Re: This is how Greenpeace want EVERYONE to live.
You could probably invert your tinfoil hat to create some type of solar collector.
Re: This is how Greenpeace want EVERYONE to live.
NO, actually....
I'm currently working on this project (below)
The idea is to make this building as self-supporting as it can possibly be. I'm currently on the dole, but I get about £50/week to cycle 3 miles in the freezing cold every day, to sit in a nearby office, and somewhat responsible for:
IT solutions
Power-savings (for which I'm grateful for Lester's article)
Trying to work out Joomla!
Then maybe, for fun, I'll have an argument with our service provider who allows old versions of Win-XP to connect to the internet, allows a Linux Mint 13 to connect, but somehow won't allow an installed version to connect (Fortunately, I have a 3G dongle, that does)
Reindeer-dung - now you're talking!!!!
http://www.kulttuurivoimala.fi/index.php?option=com_k2&view=item&layout=item&id=8&Itemid=111
Making the Silo power-self-sufficient (But I'm of the opinion that won't happen, when we get a load of visitors when it opens est. 2015)
I'm surprised
while many comments have been helpful advice about how to get more power, few if any have congratulated the man on living frugally.
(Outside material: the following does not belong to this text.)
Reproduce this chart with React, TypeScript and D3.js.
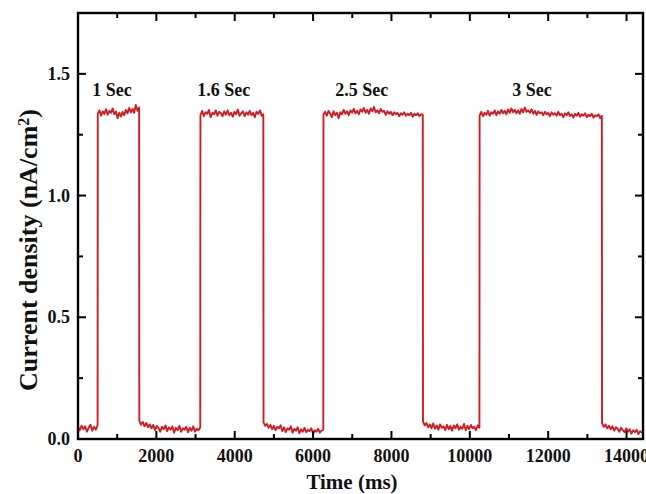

Given that energy costs money, this is an example of living within his means (or more accurately his capacity) and one that others could emulate.
I'm not saying I fancy the idea of going without abundant electricity, but a week or two on limited kW through physical rather than monetary constraint might be a way for people to grasp what it means to live in the modern world. Might be a bit fun too.
Pity you're not in France
EDF has finally started installing huge solar arrays and shiny new connection box free for all and sundry as long as you sign up to giving them the power for say twenty years. I would have thought that the Spanish companies would have started something similar as they have even more incentive to change both generation and usage: electricity is still heavily subsidised and struggles to meet the rising peak demands in summer. Nice way of boosting rural economies with all the manual labour involved.